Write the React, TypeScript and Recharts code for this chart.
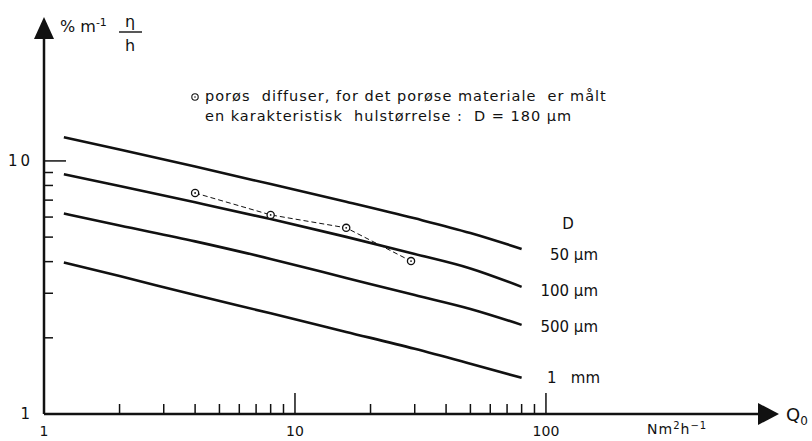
import { LineChart, Line, XAxis, YAxis } from "recharts";

// Q0 (Nm2/h) sample points shared by the four D curves
const flowPoints = [1.2, 2, 4, 8, 16, 30, 50, 80];
const curve50um = [12.4, 11.1, 9.5, 8.1, 6.9, 5.93, 5.19, 4.49];
const curve100um = [8.85, 7.96, 6.86, 5.89, 5.01, 4.29, 3.76, 3.18];
const curve500um = [6.2, 5.56, 4.81, 4.1, 3.45, 2.95, 2.6, 2.25];
const curve1mm = [3.97, 3.51, 2.95, 2.5, 2.11, 1.81, 1.58, 1.39];
const curveLabels = ["50 µm", "100 µm", "500 µm", "1   mm"];

// porous diffuser measurements
const measuredFlow = [4, 8, 16, 29];
const measuredEta = [7.47, 6.12, 5.44, 4.02];

const xTicks = [1, 2, 3, 4, 5, 6, 7, 8, 9, 10, 20, 30, 40, 50, 60, 70, 80, 90, 100];
const xLabels = [1, 10, 100];
const yTicks = [1, 2, 3, 4, 5, 6, 7, 8, 9, 10];
const yLabels = [1, 10];

const ink = "#111";
const font = "'DejaVu Sans', sans-serif";

const curveData = flowPoints.map((q, i) => ({
  q,
  d50: curve50um[i],
  d100: curve100um[i],
  d500: curve500um[i],
  d1mm: curve1mm[i],
}));

const measuredData = measuredFlow.map((q, i) => ({ q, eta: measuredEta[i] }));

const XTick = (props: any) => {
  const { x, y, payload } = props;
  const v = payload.value;
  const major = v === 10 || v === 100;
  return (
    <g>
      {v !== 1 && (
        <line x1={x} x2={x} y1={y} y2={y - (major ? 21 : 10)} stroke={ink} strokeWidth={1.5} />
      )}
      {xLabels.includes(v) && (
        <text x={x} y={y + 22} textAnchor="middle" fontSize={14} fill={ink} fontFamily={font}>
          {v}
        </text>
      )}
    </g>
  );
};

const YTick = (props: any) => {
  const { x, y, payload } = props;
  const v = payload.value;
  return (
    <g>
      {v !== 1 && (
        <line x1={x} x2={x + (v === 10 ? 22 : 9)} y1={y} y2={y} stroke={ink} strokeWidth={1.5} />
      )}
      {yLabels.includes(v) && (
        <text x={x - 11} y={y + 5} textAnchor="end" fontSize={15} fill={ink} fontFamily={font} letterSpacing={3}>
          {v}
        </text>
      )}
    </g>
  );
};

const MeasuredDot = (props: any) => {
  const { cx, cy, index } = props;
  return (
    <g key={index}>
      <circle cx={cx} cy={cy} r={3.6} fill="#fff" stroke={ink} strokeWidth={1.3} />
      <circle cx={cx} cy={cy} r={0.9} fill={ink} />
    </g>
  );
};

export default function App() {
  const curveKeys = ["d50", "d100", "d500", "d1mm"];
  const labelY = [255, 291, 327, 378];
  const txt = { fill: ink, fontFamily: font, style: { whiteSpace: "pre" as const } };
  return (
    <div style={{ position: "absolute", left: 0, top: 0, width: 812, height: 441, background: "#fff" }}>
      <LineChart
        width={812}
        height={441}
        data={curveData}
        margin={{ top: 38, right: 52, bottom: 26, left: 43 }}
      >
        <XAxis
          dataKey="q"
          type="number"
          scale="log"
          domain={[1, 712.6]}
          allowDataOverflow
          ticks={xTicks}
          interval={0}
          height={1}
          tickSize={0}
          tickMargin={0}
          tick={<XTick />}
          axisLine={{ stroke: ink, strokeWidth: 2.5 }}
          tickLine={false}
        />
        <YAxis
          type="number"
          scale="log"
          domain={[1, 30.6]}
          allowDataOverflow
          ticks={yTicks}
          interval={0}
          width={1}
          tickSize={0}
          tickMargin={0}
          tick={<YTick />}
          axisLine={{ stroke: ink, strokeWidth: 2.5 }}
          tickLine={false}
        />
        {curveKeys.map((k) => (
          <Line
            key={k}
            dataKey={k}
            type="monotone"
            stroke={ink}
            strokeWidth={2.6}
            dot={false}
            activeDot={false}
            isAnimationActive={false}
          />
        ))}
        <Line
          data={measuredData}
          dataKey="eta"
          type="linear"
          stroke={ink}
          strokeWidth={1}
          strokeDasharray="5 3"
          dot={<MeasuredDot />}
          activeDot={false}
          isAnimationActive={false}
        />
        {/* arrowheads */}
        <polygon points="44,17 34,39 54,39" fill={ink} />
        <polygon points="779,414 758,403 758,425" fill={ink} />
        {/* y axis title */}
        <text x={60} y={32} fontSize={16} {...txt}>
          % m<tspan dy={-6} fontSize={11}>-1</tspan>
        </text>
        <text x={130} y={27} fontSize={16} {...txt} textAnchor="middle">η</text>
        <line x1={119} x2={142} y1={32} y2={32} stroke={ink} strokeWidth={1.4} />
        <text x={130} y={51} fontSize={16} {...txt} textAnchor="middle">h</text>
        {/* x axis title */}
        <text x={786} y={421} fontSize={18} {...txt}>
          Q<tspan dy={4} fontSize={12}>0</tspan>
        </text>
        <text x={647} y={434} fontSize={14} {...txt} letterSpacing={1}>
          Nm<tspan dy={-5} fontSize={10}>2</tspan>
          <tspan dy={5}>h</tspan>
          <tspan dy={-5} fontSize={10}>−1</tspan>
        </text>
        {/* annotation */}
        <circle cx={195} cy={97} r={3.2} fill="none" stroke={ink} strokeWidth={1.1} />
        <circle cx={195} cy={97} r={0.8} fill={ink} />
        <text x={205} y={101} fontSize={14.5} letterSpacing={1} {...txt}>
          porøs  diffuser, for det porøse materiale  er målt
        </text>
        <text x={205} y={121} fontSize={14.5} letterSpacing={1} {...txt}>
          en karakteristisk  hulstørrelse :  D = 180 µm
        </text>
        {/* curve labels */}
        <text x={568} y={229} fontSize={15} {...txt} textAnchor="middle">D</text>
        {curveLabels.map((t, i) => (
          <text
            key={t}
            x={i === 3 ? 547 : 598}
            y={labelY[i] + 5}
            fontSize={15}
            {...txt}
            textAnchor={i === 3 ? "start" : "end"}
          >
            {t}
          </text>
        ))}
      </LineChart>
    </div>
  );
}
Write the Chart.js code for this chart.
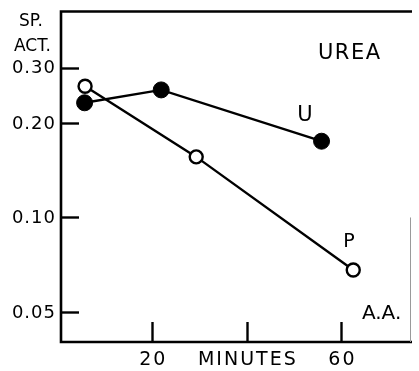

********************

▶ **THE PROBLEM**: All lines from the start of the entries above through the line containing "Line, XAxis, YAxis" are to be given again exactly; the pictures are not.

▶ **OUTPUT OF THE EXERCISE**:
Write the React, TypeScript and Recharts code for this chart.
import { LineChart, Line, XAxis, YAxis } from "recharts";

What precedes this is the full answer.